PROBLEM
Leave out the pictures, and write out exactly the lines from the beginning of the material to the line holding "import pandas as pd", that line included, and nothing else.

DATA EXTRACT
####################

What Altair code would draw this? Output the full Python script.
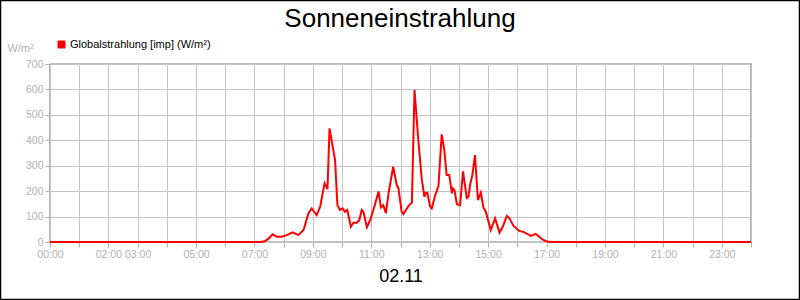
import altair as alt
import pandas as pd

# --- data (hour of day, W/m²) ---
hours = [0, 7.2, 7.35, 7.5, 7.62, 7.76, 7.93, 8.1, 8.31, 8.5, 8.68, 8.85, 8.96,
         9.13, 9.25, 9.4, 9.5, 9.57, 9.76, 9.84, 9.93, 10.02, 10.1, 10.18, 10.3,
         10.39, 10.5, 10.59, 10.67, 10.73, 10.85, 10.96, 11.07, 11.25, 11.33,
         11.41, 11.5, 11.59, 11.75, 11.87, 11.93, 12.04, 12.1, 12.22, 12.27,
         12.39, 12.48, 12.61, 12.73, 12.82, 12.87, 12.92, 13.01, 13.07, 13.18,
         13.3, 13.41, 13.5, 13.58, 13.67, 13.76, 13.79, 13.85, 13.93, 14.04,
         14.14, 14.27, 14.33, 14.38, 14.46, 14.55, 14.65, 14.75, 14.84, 14.92,
         15.09, 15.24, 15.39, 15.5, 15.64, 15.73, 15.87, 16.07, 16.21, 16.46,
         16.63, 16.78, 16.89, 17.0, 17.1, 24]
values = [0, 0, 3, 15, 30, 21, 21, 27, 38, 27, 47, 113, 132,
          106, 139, 231, 208, 447, 322, 145, 126, 132, 119, 126, 60,
          76, 76, 86, 126, 119, 58, 86, 126, 198, 136,
          145, 113, 191, 296, 224, 211, 119, 110, 132, 141,
          155, 598, 401, 244, 178, 194, 194, 141, 132, 181,
          220, 423, 362, 263, 263, 191, 211, 204, 149, 145,
          278, 173, 178, 224, 263, 342, 165, 194, 136, 119,
          47, 93, 37, 60, 102, 93, 63, 43, 40, 24,
          32, 18, 8, 3, 0, 0]
series_name = "Globalstrahlung [imp] (W/m²)"
chart_title = "Sonneneinstrahlung"

grid_hours = list(range(25))
tick_hours = [0, 2, 3, 5, 7, 9, 11, 13, 15, 17, 19, 21, 23]
tick_labels = ["00:00", "02:00", "03:00", "05:00", "07:00", "09:00", "11:00",
               "13:00", "15:00", "17:00", "19:00", "21:00", "23:00"]
y_ticks = [0, 100, 200, 300, 400, 500, 600, 700]

df = pd.DataFrame({"h": hours, "v": values, "s": series_name})

hours_js = "[" + ",".join(str(h) for h in tick_hours) + "]"
labels_js = "[" + ",".join("'" + t + "'" for t in tick_labels) + "]"
label_expr = (f"indexof({hours_js}, datum.value) >= 0 ? "
              f"{labels_js}[indexof({hours_js}, datum.value)] : ''")

FONT = "Liberation Sans"
GRAY = "#b0b0b0"

line = alt.Chart(df).mark_line(strokeWidth=2, clip=False).encode(
    x=alt.X("h:Q", scale=alt.Scale(domain=[0, 24], nice=False, zero=False),
            axis=alt.Axis(values=grid_hours, labelExpr=label_expr, title="02.11",
                          titleFontSize=18, titleFont=FONT, titleColor="black",
                          titleFontWeight="normal", titlePadding=8,
                          labelFlush=False, labelOverlap=False,
                          labelColor=GRAY, tickColor=GRAY, gridColor="#c4c4c4",
                          domain=False)),
    y=alt.Y("v:Q", scale=alt.Scale(domain=[0, 700], nice=False),
            axis=alt.Axis(values=y_ticks, title="W/m²", titleAngle=0,
                          titleX=-30, titleY=-16, titleAlign="center",
                          titleBaseline="middle", titleFontSize=11,
                          titleFont=FONT, titleColor=GRAY,
                          titleFontWeight="normal",
                          labelColor=GRAY, tickColor=GRAY, gridColor="#c4c4c4",
                          domain=False)),
    color=alt.Color("s:N", scale=alt.Scale(range=["#ff0000"]),
                    legend=alt.Legend(title=None, orient="none", legendX=6,
                                      legendY=-25, symbolType="square",
                                      symbolSize=49, labelFontSize=11,
                                      labelFont=FONT, labelColor="black",
                                      labelOffset=3, padding=0,
                                      symbolFillColor="#ff0000",
                                      symbolStrokeColor="#400000",
                                      symbolStrokeWidth=1)),
)

frame = alt.Chart(pd.DataFrame({"a": [0]})).mark_rect(
    fill=None, stroke="black", strokeWidth=1.5, clip=False
).encode(x=alt.value(-49.5), x2=alt.value(749.5), y=alt.value(-63.5), y2=alt.value(235.5))

title_text = alt.Chart(pd.DataFrame({"a": [0]})).mark_text(
    text=chart_title, font=FONT, fontSize=26, color="black",
    align="center", baseline="alphabetic"
).encode(x=alt.value(350), y=alt.value(-37))

chart = alt.layer(line, frame, title_text).properties(
    width=701, height=178,
    autosize=alt.AutoSizeParams(type="none"),
    padding={"left": 50, "top": 64, "right": 49, "bottom": 58},
).configure_view(stroke="black", strokeWidth=1.2).configure_axis(
    grid=True, gridWidth=1, tickSize=5,
    labelFont=FONT, labelFontSize=10.5, labelPadding=2,
)

chart.save("out.html", embed_options={"renderer": "svg", "actions": False})
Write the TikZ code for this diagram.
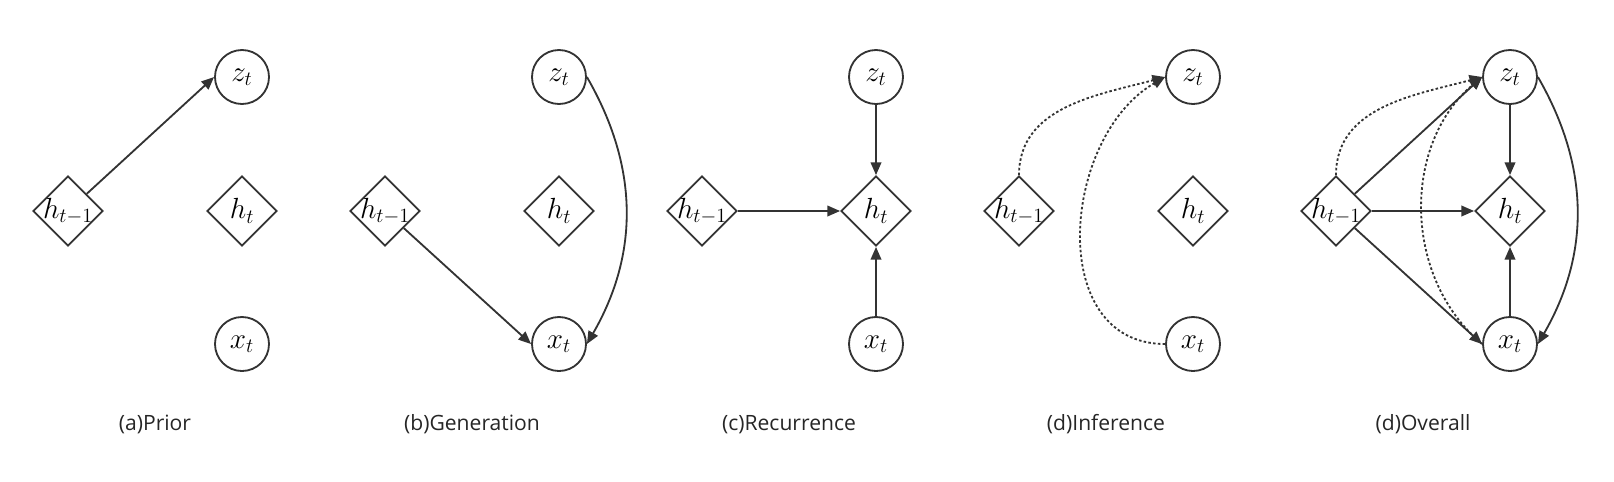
\documentclass[tikz,border=0pt]{standalone}
\usepackage{amsmath}
\usepackage{fontspec}
\usepackage{tikz}
\usetikzlibrary{shapes.geometric,arrows.meta}
\newfontfamily\capfont{Open Sans}

\begin{document}
\begin{tikzpicture}[%
% common options for the latent and observed variables:
var/.style = {circle, draw, minimum size=1.35cm, inner sep=0,
            font=\fontsize{19.5}{22}\selectfont},
% common options for the hidden states:
state/.style = {diamond, draw, minimum size=1.75cm, inner sep=-2pt,
            font=\fontsize{19.5}{22}\selectfont},
% common options for the captions:
caption/.style = {anchor=base, text=black!85, font=\capfont\fontsize{15}{18}\selectfont},
line width=1.3pt, draw=black!80, >={Triangle[length=9pt,width=7.5pt]},
infer/.style = {dash pattern=on 1.8pt off 1.6pt}]
\useasboundingbox (0,0) rectangle (40.35,-12.025);
% (a) prior
\node[state] (P1) at (1.7,-5.275) {$h_{t-1}$};
\node[var] (Z1) at (6.05,-1.925) {$z_t$};
\node[state] (H1) at (6.05,-5.275) {$h_t$};
\node[var] (X1) at (6.05,-8.6) {$x_t$};
\node[caption] (C1) at (3.875,-10.75) {(a)Prior};
\draw[->] (P1) -- (Z1.west);
% (b) generation
\node[state] (P2) at (9.625,-5.275) {$h_{t-1}$};
\node[var] (Z2) at (13.975,-1.925) {$z_t$};
\node[state] (H2) at (13.975,-5.275) {$h_t$};
\node[var] (X2) at (13.975,-8.6) {$x_t$};
\node[caption] (C2) at (11.8,-10.75) {(b)Generation};
\draw[->] (P2) -- (X2.west);
\draw[->] (Z2.east) to[bend left=30] (X2.east);
% (c) recurrence
\node[state] (P3) at (17.55,-5.275) {$h_{t-1}$};
\node[var] (Z3) at (21.9,-1.925) {$z_t$};
\node[state] (H3) at (21.9,-5.275) {$h_t$};
\node[var] (X3) at (21.9,-8.6) {$x_t$};
\node[caption] (C3) at (19.725,-10.75) {(c)Recurrence};
\draw[->] (Z3) -- (H3);
\draw[->] (P3) -- (H3);
\draw[->] (X3) -- (H3);
% (d) inference
\node[state] (P4) at (25.475,-5.275) {$h_{t-1}$};
\node[var] (Z4) at (29.825,-1.925) {$z_t$};
\node[state] (H4) at (29.825,-5.275) {$h_t$};
\node[var] (X4) at (29.825,-8.6) {$x_t$};
\node[caption] (C4) at (27.65,-10.75) {(d)Inference};
\draw[->, infer] (P4.north) to[out=90,in=195] (Z4.west);
\draw[->, infer] (X4.west) to[out=180,in=210,looseness=1.15] (Z4.west);
% (d) overall
\node[state] (P5) at (33.4,-5.275) {$h_{t-1}$};
\node[var] (Z5) at (37.75,-1.925) {$z_t$};
\node[state] (H5) at (37.75,-5.275) {$h_t$};
\node[var] (X5) at (37.75,-8.6) {$x_t$};
\node[caption] (C5) at (35.575,-10.75) {(d)Overall};
\draw[->] (P5) -- (Z5.west);
\draw[->] (P5) -- (H5);
\draw[->] (P5) -- (X5.west);
\draw[->] (Z5) -- (H5);
\draw[->] (X5) -- (H5);
\draw[->] (Z5.east) to[bend left=30] (X5.east);
\draw[->, infer] (P5.north) to[out=90,in=195] (Z5.west);
\draw[->, infer] (X5.west) to[bend left=50] (Z5.west);
\end{tikzpicture}
\end{document}
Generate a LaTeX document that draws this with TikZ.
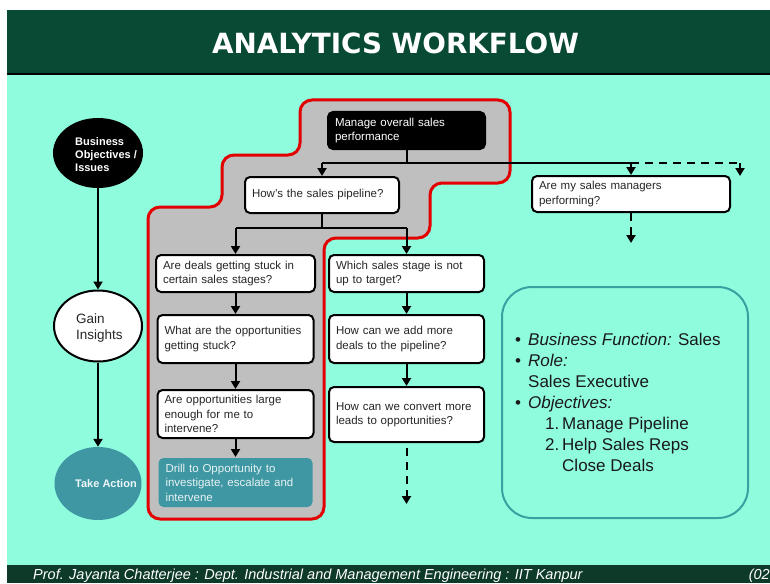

####################

COMPLETED EXERCISE
What Altair code would draw this? Output the full Python script.
import altair as alt
import pandas as pd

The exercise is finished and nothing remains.